I think of these meerkat mobs as Fintwit subtribes: SaaS, energy, macro, short selling, allocators, real estate (so much real estate..) and so on. If there are enough to cross the threshold, they create a valuable sub-network that will keep growing.
Once you’re on Twitter and have found your tribes, the platform’s value proposition and network effect is undeniable:
Global intelligence network. Get a real-time raw feed of news and analysis/opinions. It’s just so much faster (and funnier) than traditional media. Sometimes you can even read the tea leaves (such as when Shrubbery called Elon’s Twitter move months ago)
Your network is your filter. A term coined by Don Tapscott in the age of tagging, social bookmarking, and Amazon’s suggestion algorithm. We’re facing an information deluge with endless distraction and too many compelling rabbit holes. Your job is increasingly not to curate information but to curate the curators and synthesizers.
Surface the new thing. Figuring out whether a new idea is important and gaining traction gets increasingly difficult as you age. You have to find ways to connect with people who are still at the bleeding edge. Think of Barry Diller’s road trip to the future. Some lucky few will sit at the right table at the Sun Valley conference in 2013 and get Bitcoin explained to them at $34. The rest of us still need a way to figure out “what the smartest people do on the weekend,” as Chris Dixon put it. Twitter is not perfect but at least it’s a start. Plenty of smart and weird people on there, even on weekends.😉
Community and connection. Twitter’s real power is the ability to connect based on shared ideas and learning. Move the conversation to the DMs, to zoom, and perhaps real life. People use it to find jobs, raise funds, launch startups. It’s really an unprecedented tool for networking.
A tipping point?
I wonder at what point the institutional attitude towards Twitter will flip on its head. When do portfolio managers and allocators want - no, need - their analysts be plugged into the hive mind?

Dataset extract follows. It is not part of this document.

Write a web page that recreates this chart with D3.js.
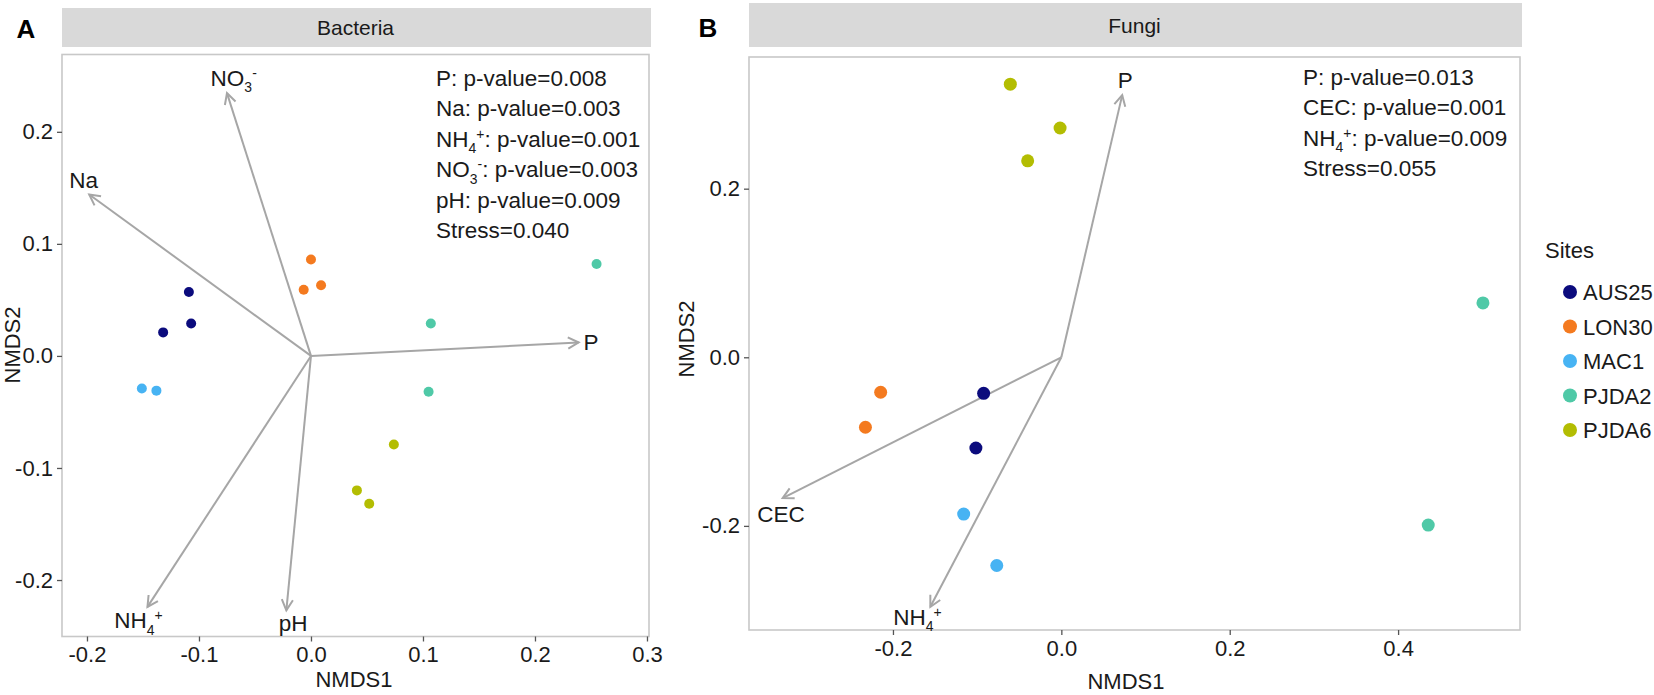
<!DOCTYPE html>
<html><head><meta charset="utf-8">
<script src="https://cdn.jsdelivr.net/npm/d3@7"></script>
<style>
body{margin:0;background:#fff}
svg text{font-family:"Liberation Sans",Arial,sans-serif;fill:#1a1a1a}
</style></head>
<body><svg id="chart" width="1654" height="695"></svg>
<script>
// ---------------- DATA ----------------
const sites = ["AUS25","LON30","MAC1","PJDA2","PJDA6"];
const siteColors = ["#0b0b7d","#f47a1f","#47b3f3","#4fc9a7","#b3bd02"];

// Bacteria NMDS scores
const bacteriaSite  = ["AUS25","AUS25","AUS25","LON30","LON30","LON30","MAC1","MAC1","PJDA2","PJDA2","PJDA2","PJDA6","PJDA6","PJDA6"];
const bacteriaNMDS1 = [-0.109,-0.107,-0.132, 0.000,-0.0065,0.009,-0.151,-0.138, 0.255,0.107,0.105, 0.074,0.041,0.052];
const bacteriaNMDS2 = [ 0.057, 0.029, 0.021, 0.086, 0.059,0.063,-0.029,-0.031, 0.082,0.029,-0.032,-0.079,-0.120,-0.132];
// Bacteria fitted vectors
const bacteriaVecName = ["NO_3^-","Na","P","NH_4^+","pH"];
const bacteriaVecX    = [-0.075,-0.198,0.239,-0.146,-0.022];
const bacteriaVecY    = [ 0.2345,0.144,0.012,-0.224,-0.227];
const bacteriaLabX    = [-0.069,-0.203,0.250,-0.154,-0.016];
const bacteriaLabY    = [ 0.248, 0.157,0.012,-0.236,-0.238];
const bacteriaStats   = ["P: p-value=0.008","Na: p-value=0.003","NH_4^+: p-value=0.001","NO_3^-: p-value=0.003","pH: p-value=0.009","Stress=0.040"];
const bacteriaXTicks  = [-0.2,-0.1,0.0,0.1,0.2,0.3];
const bacteriaYTicks  = [-0.2,-0.1,0.0,0.1,0.2];

// Fungi NMDS scores
const fungiSite  = ["AUS25","AUS25","LON30","LON30","MAC1","MAC1","PJDA2","PJDA2","PJDA6","PJDA6","PJDA6"];
const fungiNMDS1 = [-0.0923,-0.1015,-0.2146,-0.2327,-0.116,-0.0767,0.4358,0.5008,-0.0606,-0.0015,-0.040];
const fungiNMDS2 = [-0.0427,-0.1076,-0.0415,-0.083,-0.186,-0.247,-0.199,0.0645,0.324,0.272,0.233];
// Fungi fitted vectors
const fungiVecName = ["P","CEC","NH_4^+"];
const fungiVecX    = [0.0723,-0.331,-0.1556];
const fungiVecY    = [0.311,-0.167,-0.296];
const fungiLabX    = [0.076,-0.333,-0.171];
const fungiLabY    = [0.329,-0.186,-0.308];
const fungiStats   = ["P: p-value=0.013","CEC: p-value=0.001","NH_4^+: p-value=0.009","Stress=0.055"];
const fungiXTicks  = [-0.2,0.0,0.2,0.4];
const fungiYTicks  = [-0.2,0.0,0.2];

// ---------------- DRAW ----------------
const svg = d3.select("#chart");
const color = d3.scaleOrdinal().domain(sites).range(siteColors);
const FS = 22.5;

// rich text: "_x" subscript char, "^x" superscript char
function richText(sel, str, size){
  const parts = [];
  let i=0, buf="";
  while(i<str.length){
    const c=str[i];
    if((c==="_"||c==="^") && i+1<str.length){
      if(buf){parts.push({t:buf,k:0});buf="";}
      parts.push({t:str[i+1],k:c==="_"?1:-1}); i+=2;
    } else {buf+=c;i++;}
  }
  if(buf) parts.push({t:buf,k:0});
  let cur=0;
  parts.forEach(p=>{
    const target = p.k===1 ? size*0.28 : (p.k===-1 ? -size*0.36 : 0);
    sel.append("tspan").attr("dy",target-cur)
      .style("font-size",(p.k===0?size:size*0.62)+"px").text(p.t);
    cur=target;
  });
}

function arrowHead(g, x0,y0,x1,y1){
  const ang=Math.atan2(y1-y0,x1-x0), L=12, a=Math.PI/6.5;
  const p=[[x1-L*Math.cos(ang-a),y1-L*Math.sin(ang-a)],[x1,y1],[x1-L*Math.cos(ang+a),y1-L*Math.sin(ang+a)]];
  g.append("path").attr("d",d3.line()(p)).attr("fill","none")
    .attr("stroke","#a6a6a6").attr("stroke-width",2).attr("stroke-linejoin","miter");
}

function panel(cfg){
  const x=d3.scaleLinear().domain(cfg.xDom).range([cfg.L,cfg.R]);
  const y=d3.scaleLinear().domain(cfg.yDom).range([cfg.B,cfg.T]);
  const g=svg.append("g");
  // strip
  g.append("rect").attr("x",cfg.L).attr("y",cfg.stripT).attr("width",cfg.R-cfg.L+2)
    .attr("height",cfg.stripB-cfg.stripT).attr("fill","#d9d9d9");
  g.append("text").attr("x",(cfg.L+cfg.R)/2).attr("y",(cfg.stripT+cfg.stripB)/2+7.5)
    .attr("text-anchor","middle").style("font-size","21px").text(cfg.title);
  // panel letter
  g.append("text").attr("x",cfg.letterX).attr("y",cfg.letterY+9).attr("text-anchor","middle")
    .style("font-size","26px").style("font-weight","bold").style("fill","#000").text(cfg.letter);
  // border
  g.append("rect").attr("x",cfg.L).attr("y",cfg.T).attr("width",cfg.R-cfg.L).attr("height",cfg.B-cfg.T)
    .attr("fill","#fff").attr("stroke","#c8c8c8").attr("stroke-width",1.6);
  // axes
  const xa=g.append("g").attr("transform",`translate(0,${cfg.B})`)
    .call(d3.axisBottom(x).tickValues(cfg.xTicks).tickFormat(d=>d.toFixed(1)).tickSize(5).tickPadding(5));
  const ya=g.append("g").attr("transform",`translate(${cfg.L},0)`)
    .call(d3.axisLeft(y).tickValues(cfg.yTicks).tickFormat(d=>d.toFixed(1)).tickSize(5).tickPadding(4));
  [xa,ya].forEach(a=>{
    a.select(".domain").remove();
    a.selectAll(".tick line").attr("stroke","#555").attr("stroke-width",1.3);
    a.selectAll(".tick text").style("font-size","22px").style("font-family","Liberation Sans, Arial, sans-serif").attr("fill","#1a1a1a");
  });
  // axis titles
  g.append("text").attr("x",cfg.xTitleX).attr("y",cfg.xTitleY+8).attr("text-anchor","middle")
    .style("font-size","22px").text("NMDS1");
  g.append("text").attr("transform",`translate(${cfg.yTitleX+8},${cfg.yTitleY}) rotate(-90)`)
    .attr("text-anchor","middle").style("font-size","22px").text("NMDS2");
  // vectors
  const x0=x(0), y0=y(0);
  cfg.vx.forEach((vx,i)=>{
    const x1=x(vx), y1=y(cfg.vy[i]);
    g.append("line").attr("x1",x0).attr("y1",y0).attr("x2",x1).attr("y2",y1)
      .attr("stroke","#a6a6a6").attr("stroke-width",2);
    arrowHead(g,x0,y0,x1,y1);
    const t=g.append("text").attr("x",x(cfg.lx[i])).attr("y",y(cfg.ly[i])+8)
      .attr("text-anchor","middle");
    richText(t,cfg.vn[i],FS);
  });
  // points
  cfg.px.forEach((px,i)=>{
    g.append("circle").attr("cx",x(px)).attr("cy",y(cfg.py[i])).attr("r",cfg.r)
      .attr("fill",color(cfg.ps[i]));
  });
  // stats
  cfg.stats.forEach((s,i)=>{
    const t=g.append("text").attr("x",cfg.statX).attr("y",cfg.statY+i*30.4);
    richText(t,s,FS);
  });
}

panel({title:"Bacteria",letter:"A",letterX:26,letterY:29,
  L:62,R:649,T:54.5,B:636.5,stripT:8,stripB:47,
  xDom:[-0.2223,0.3018],yDom:[-0.2504,0.269],
  xTicks:bacteriaXTicks,yTicks:bacteriaYTicks,
  xTitleX:354,xTitleY:679,yTitleX:12,yTitleY:345,
  vx:bacteriaVecX,vy:bacteriaVecY,vn:bacteriaVecName,lx:bacteriaLabX,ly:bacteriaLabY,
  px:bacteriaNMDS1,py:bacteriaNMDS2,ps:bacteriaSite,r:5,
  stats:bacteriaStats,statX:436,statY:86});

panel({title:"Fungi",letter:"B",letterX:708,letterY:28,
  L:749,R:1520,T:57,B:630,stripT:3,stripB:47,
  xDom:[-0.371,0.5448],yDom:[-0.3235,0.3562],
  xTicks:fungiXTicks,yTicks:fungiYTicks,
  xTitleX:1126,xTitleY:681,yTitleX:686,yTitleY:339,
  vx:fungiVecX,vy:fungiVecY,vn:fungiVecName,lx:fungiLabX,ly:fungiLabY,
  px:fungiNMDS1,py:fungiNMDS2,ps:fungiSite,r:6.5,
  stats:fungiStats,statX:1303,statY:85});

// legend
const lg=svg.append("g");
lg.append("text").attr("x",1545).attr("y",258).style("font-size","22px").text("Sites");
sites.forEach((s,i)=>{
  const cy=292+i*34.5;
  lg.append("circle").attr("cx",1570).attr("cy",cy).attr("r",7).attr("fill",color(s));
  lg.append("text").attr("x",1583).attr("y",cy+8).style("font-size","22px").text(s);
});
</script></body></html>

Sure, it remains a thorny platform with a steep learning curve. It requires a thick skin at times. But the cost of being completely disconnected from it seems to be rising exponentially.
Of course, I could be wrong. Elon’s edit button could ruin the experience. Or a prolonged bear market could be the ecological disaster wiping out many of Fintwit’s meerkat mobs and push the population below its tipping point. Chen pointed out the sardine canneries in Monterey, CA (as portrayed in Steinbeck’s Cannery Row). After years of overfishing, the sardine population dropped below its threshold and quickly collapsed. Today, the canneries are museum.
I hope Fintwit will be spared that fate. But who knows, perhaps my Tweets will one day resemble an exhibition without visitors.
In the meantime, while the network effects are strong, we should make the best of our global intelligence platform. Put yourself out there, share, and learn in public. And remember that the really good stuff happens when you connect directly and meet new friends.